# Make your own dog snuffle mat



## Tillymint (Nov 2, 2010)

I've been meaning to make one of these for Tilly after seeing the videos on you tube & picked up the holey rubber mat in B&Q today



Don't know how to post here but I have a video of her "snuffling" for the hidden treats on my fb page here:



__ https://www.facebook.com/video.php?v=548473181922912



Quite a success I think, only took a couple of hours


----------



## wannabe dogowner (Feb 24, 2013)

I've been meaning to do that too, yours looks fab!

How much fabric did you use? I'm not sure how much to order


----------



## Tillymint (Nov 2, 2010)

wannabe dogowner said:


> I've been meaning to do that too, yours looks fab!
> 
> How much fabric did you use? I'm not sure how much to order


I believe.... from the videos that 1.5 metres is enough, I had loads of scraps that I used so only cost me the mat (which was £5)

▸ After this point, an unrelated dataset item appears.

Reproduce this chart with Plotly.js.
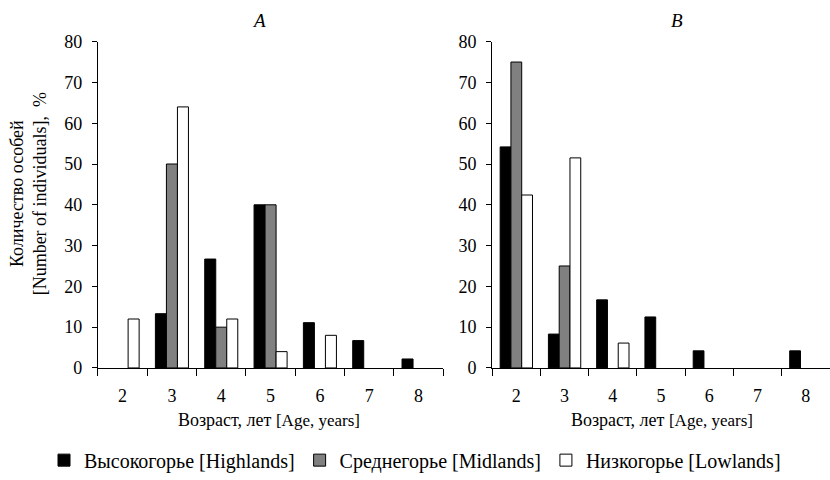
<!DOCTYPE html>
<html><head><meta charset="utf-8">
<script src="https://cdn.plot.ly/plotly-3.0.1.min.js"></script>
<style>
body{margin:0;background:#fff}
#chart{width:830px;height:480px}
</style>
</head><body><div id="chart"></div>
<script>
const ages = ["2","3","4","5","6","7","8"];
// Panel A
const highA = [0, 13.3, 26.7, 40, 11.1, 6.7, 2.2];
const midA  = [0, 50, 10, 40, 0, 0, 0];
const lowA  = [12, 64, 12, 4, 8, 0, 0];
// Panel B
const highB = [54.2, 8.3, 16.7, 12.5, 4.2, 0, 4.2];
const midB  = [75, 25, 0, 0, 0, 0, 0];
const lowB  = [42.4, 51.5, 6.1, 0, 0, 0, 0];

const seriesNames = [
  "Высокогорье [Highlands]",
  "Среднегорье [Midlands]",
  "Низкогорье [Lowlands]"
];
const colors = ["#000000", "#808080", "#ffffff"];

function bar(y, i, xa, ya, show) {
  return {type:"bar", x: ages, y: y.map(v => v === 0 ? null : v), name: seriesNames[i], xaxis: xa, yaxis: ya,
    showlegend: show, marker:{color: colors[i], line:{color:"#000", width:1}}};
}
const data = [
  bar(highA,0,"x","y",true), bar(midA,1,"x","y",true), bar(lowA,2,"x","y",true),
  bar(highB,0,"x2","y2",false), bar(midB,1,"x2","y2",false), bar(lowB,2,"x2","y2",false)
];
const F = "Liberation Serif, DejaVu Serif, serif";
const xax = (dom, anchor) => ({domain: dom, anchor: anchor, type:"category", tickson:"boundaries",
  ticks:"outside", ticklen:7, tickcolor:"#000", showline:true, linecolor:"#000", linewidth:1,
  ticklabelstandoff:11,
  showgrid:false, zeroline:false, tickfont:{family:F, size:18, color:"#000"}, fixedrange:true});
const yax = (anchor) => ({domain:[0.227, 0.9125], anchor: anchor, range:[0,80], dtick:10,
  ticks:"outside", ticklen:5, tickcolor:"#000", showline:true, linecolor:"#000", linewidth:1,
  ticklabelstandoff:6,
  showgrid:false, zeroline:false, tickfont:{family:F, size:18, color:"#000"}, fixedrange:true});
const layout = {
  width:830, height:480, margin:{l:0,r:0,t:0,b:0},
  paper_bgcolor:"#fff", plot_bgcolor:"#fff",
  barmode:"group", bargap:0.33, bargroupgap:0,
  font:{family:F, size:18, color:"#000"},
  xaxis: xax([0.118, 0.534], "y"),
  yaxis: yax("x"),
  xaxis2: xax([0.593, 1.0], "y2"),
  yaxis2: yax("x2"),
  showlegend:true,
  legend:{orientation:"h", x:0.5, xanchor:"center", y:(480-464)/480, yanchor:"middle",
    font:{family:F, size:20, color:"#000"}, itemwidth:30, traceorder:"normal"},
  annotations:[
    {text:"A", x:259, y:21, font:{family:F, size:19, style:"italic"}},
    {text:"B", x:677, y:21, font:{family:F, size:19, style:"italic"}},
    {text:"Возраст, лет <span style='font-size:17px'>[Age, years]</span>", x:269, y:424, font:{family:F, size:18}},
    {text:"Возраст, лет <span style='font-size:17px'>[Age, years]</span>", x:662, y:424, font:{family:F, size:18}},
    {text:"Количество особей<br>[Number of individuals],  %", x:28, y:196, textangle:-90, font:{family:F, size:18}}
  ]
};
layout.annotations.forEach(a => {
  a.showarrow = false;
  a.xref = "paper"; a.yref = "paper";
  a.x = a.x/830; a.y = 1 - a.y/480;
  a.xanchor = "center"; a.yanchor = "middle";
});
Plotly.newPlot("chart", data, layout, {displayModeBar:false});
</script></body></html>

The pile of strips in the photo was only half, I think I used about 220 strips to go through every hole & just did them straight across the rows, putting each one through the previous hole & tying it through the next.


----------



## missnaomi (Jun 4, 2010)

I made one of these, but when I'd finished it it was massive and quite heavy... the dogs enjoyed it but I couldn't really clean it and not really suitable for the washing machine so I'm afraid I said goodbye to it after a while! Am tempted to try again with a lighter mesh on the back though so I could wash it.


----------



## Tillymint (Nov 2, 2010)

missnaomi said:


> I made one of these, but when I'd finished it it was massive and quite heavy... the dogs enjoyed it but I couldn't really clean it and not really suitable for the washing machine so I'm afraid I said goodbye to it after a while! Am tempted to try again with a lighter mesh on the back though so I could wash it.


Yes it is quite heavy... I guess you could cut the mat in half for a smaller dog or like you say find something lighter. I just thought when mine gets manky I'll untie the fleece & start again with clean. I didn't double knot it, just tied it once so should be quite easy to untie. Not that I can see myself having the patience to do that over 200 & something holes!


----------



## Tillymint (Nov 2, 2010)

missnaomi said:


> I made one of these, but when I'd finished it it was massive and quite heavy... the dogs enjoyed it but I couldn't really clean it and not really suitable for the washing machine so I'm afraid I said goodbye to it after a while! Am tempted to try again with a lighter mesh on the back though so I could wash it.


I had an idea this morning when I was washing up for an alternative..... sink protector mat, that would be very lightweight!

Quest Sink Mat | GO Outdoors


----------



## Doggiedelight (Jan 27, 2015)

Thats so good! A happy pooch!
Would there be only my daft labrador that would pull it to bits? Hehehe


----------



## Kelsey&milo (May 15, 2017)

can anyone tell her what stuff i need to make one of these


----------



## SusieRainbow (Jan 21, 2013)

Kelsey&milo said:


> can anyone tell her what stuff i need to make one of these


It tells you at the top of the page.
Basically you need a rubber mat with holes in it and about 1.5 metres of fleece fabric in your chosen colours. It sometime works out cheaper to buy fleece blankets and cut them up.


----------



## Kelsey&milo (May 15, 2017)

SusieRainbow said:


> It tells you at the top of the page.
> Basically you need a rubber mat with holes in it and about 1.5 metres of fleece fabric in your chosen colours. It sometime works out cheaper to buy fleece blankets and cut them up.


do you know where i can get the stuff online


----------



## SusieRainbow (Jan 21, 2013)

Try Amazon.


----------



## tabulahrasa (Nov 4, 2012)

Doggiedelight said:


> Thats so good! A happy pooch!
> Would there be only my daft labrador that would pull it to bits? Hehehe


No, I've never even thought about doing one because I know Brock would rip it apart...it's his favourite thing to do, lol


----------



## Happy Paws2 (Sep 13, 2008)

tabulahrasa said:


> No, I've never even thought about doing one because I know Brock would rip it apart...it's his favourite thing to do, lol


Dillon would suck it to death.


----------



## foxiesummer (Feb 4, 2009)

My Nan used to make rag rugs,(in the 40s and 50s). She used sacking as a base.


----------



## MaggiesMom (Oct 13, 2016)

Great ideas, what about an anti slip bath Matt? That would be lighter too  could be cut in half for smaller dogs or just makes two!


----------